### [WHAT YOU SHOULD DO]
Give back the full listing, character for character, with no pictures.

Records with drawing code
START

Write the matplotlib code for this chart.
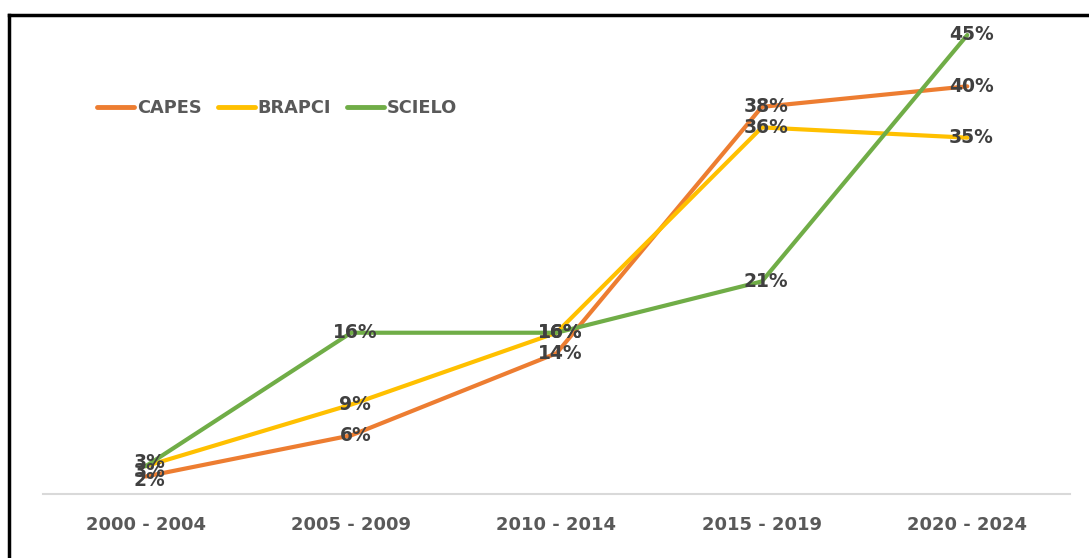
import matplotlib
matplotlib.use("Agg")
import matplotlib.pyplot as plt
from matplotlib.lines import Line2D

categories = ["2000 - 2004", "2005 - 2009", "2010 - 2014", "2015 - 2019", "2020 - 2024"]
capes = [2, 6, 14, 38, 40]
brapci = [3, 9, 16, 36, 35]
scielo = [3, 16, 16, 21, 45]
series_names = ["CAPES", "BRAPCI", "SCIELO"]
colors = ["#ED7D31", "#FFC000", "#70AD47"]

W, H = 1089, 558
fig = plt.figure(figsize=(W / 100, H / 100), dpi=100)
fig.patch.set_facecolor("white")

ax = fig.add_axes([43 / W, (H - 497) / H, (1070 - 43) / W, (497 - 35) / H])
for s in ["top", "right", "left"]:
    ax.spines[s].set_visible(False)
ax.spines["bottom"].set_position(("outward", -2))
ax.spines["bottom"].set_color("#D9D9D9")
ax.spines["bottom"].set_linewidth(1.5)

x = list(range(len(categories)))
data = [capes, brapci, scielo]
for vals, name, c in zip(data, series_names, colors):
    ax.plot(x, vals, color=c, lw=3.0, label=name, clip_on=False, solid_capstyle="round", zorder=2)

# data labels (small offsets in points to mimic overlaps in the reference)
offsets = {
    ("BRAPCI", 0): 3, ("SCIELO", 0): -4, ("CAPES", 0): -3,
}
for vals, name in zip(data, series_names):
    for i, v in enumerate(vals):
        dy = offsets.get((name, i), 0)
        ax.annotate(f"{v}%", (i, v), xytext=(3, dy), textcoords="offset points",
                    ha="center", va="center", fontsize=13.5, fontweight="bold",
                    color="#404040", zorder=3, annotation_clip=False)

ax.set_xlim(-0.5, 4.5)
ax.set_ylim(0, 45)
ax.tick_params(axis="x", length=0, pad=16)
ax.set_xticks(x, categories, fontsize=13, fontweight="bold", color="#595959")
ax.set_yticks([])

leg = ax.legend(ncol=3, frameon=False, loc="center left",
                bbox_to_anchor=(88 / W, (H - 108) / H), bbox_transform=fig.transFigure,
                handlelength=2.1, handletextpad=0.15, columnspacing=0.9, borderpad=0,
                prop={"size": 12.8, "weight": "bold"})
for t in leg.get_texts():
    t.set_color("#595959")
for h in leg.get_lines():
    h.set_linewidth(3.5)

# black frame lines (left and top)
fig.add_artist(Line2D([9 / W, 9 / W], [0, (H - 15) / H], color="black", lw=2.5, transform=fig.transFigure))
fig.add_artist(Line2D([9 / W, 1], [(H - 15) / H, (H - 15) / H], color="black", lw=2.5, transform=fig.transFigure))

fig.savefig("out.png", dpi=100)
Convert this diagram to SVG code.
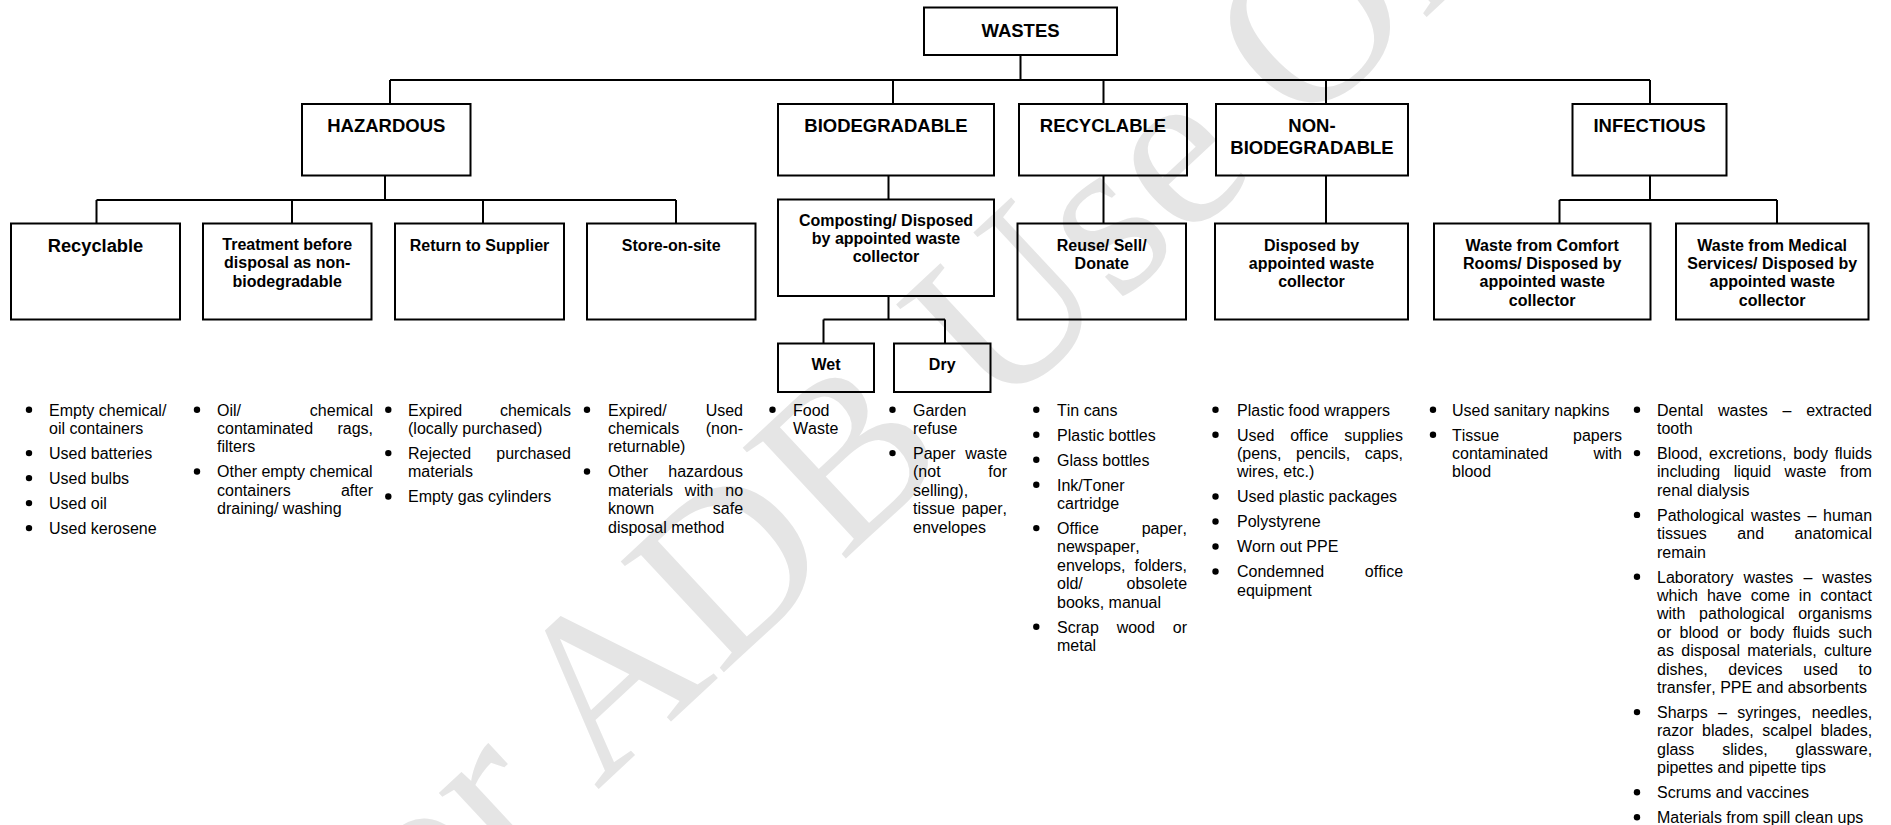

END

### [OUTPUT]
Write the matplotlib code for this chart.
import matplotlib
matplotlib.use("Agg")
import matplotlib.pyplot as plt
from matplotlib.lines import Line2D

categories = ["2000 - 2004", "2005 - 2009", "2010 - 2014", "2015 - 2019", "2020 - 2024"]
capes = [2, 6, 14, 38, 40]
brapci = [3, 9, 16, 36, 35]
scielo = [3, 16, 16, 21, 45]
series_names = ["CAPES", "BRAPCI", "SCIELO"]
colors = ["#ED7D31", "#FFC000", "#70AD47"]

W, H = 1089, 558
fig = plt.figure(figsize=(W / 100, H / 100), dpi=100)
fig.patch.set_facecolor("white")

ax = fig.add_axes([43 / W, (H - 497) / H, (1070 - 43) / W, (497 - 35) / H])
for s in ["top", "right", "left"]:
    ax.spines[s].set_visible(False)
ax.spines["bottom"].set_position(("outward", -2))
ax.spines["bottom"].set_color("#D9D9D9")
ax.spines["bottom"].set_linewidth(1.5)

x = list(range(len(categories)))
data = [capes, brapci, scielo]
for vals, name, c in zip(data, series_names, colors):
    ax.plot(x, vals, color=c, lw=3.0, label=name, clip_on=False, solid_capstyle="round", zorder=2)

# data labels (small offsets in points to mimic overlaps in the reference)
offsets = {
    ("BRAPCI", 0): 3, ("SCIELO", 0): -4, ("CAPES", 0): -3,
}
for vals, name in zip(data, series_names):
    for i, v in enumerate(vals):
        dy = offsets.get((name, i), 0)
        ax.annotate(f"{v}%", (i, v), xytext=(3, dy), textcoords="offset points",
                    ha="center", va="center", fontsize=13.5, fontweight="bold",
                    color="#404040", zorder=3, annotation_clip=False)

ax.set_xlim(-0.5, 4.5)
ax.set_ylim(0, 45)
ax.tick_params(axis="x", length=0, pad=16)
ax.set_xticks(x, categories, fontsize=13, fontweight="bold", color="#595959")
ax.set_yticks([])

leg = ax.legend(ncol=3, frameon=False, loc="center left",
                bbox_to_anchor=(88 / W, (H - 108) / H), bbox_transform=fig.transFigure,
                handlelength=2.1, handletextpad=0.15, columnspacing=0.9, borderpad=0,
                prop={"size": 12.8, "weight": "bold"})
for t in leg.get_texts():
    t.set_color("#595959")
for h in leg.get_lines():
    h.set_linewidth(3.5)

# black frame lines (left and top)
fig.add_artist(Line2D([9 / W, 9 / W], [0, (H - 15) / H], color="black", lw=2.5, transform=fig.transFigure))
fig.add_artist(Line2D([9 / W, 1], [(H - 15) / H, (H - 15) / H], color="black", lw=2.5, transform=fig.transFigure))

fig.savefig("out.png", dpi=100)
Convert this diagram to SVG code.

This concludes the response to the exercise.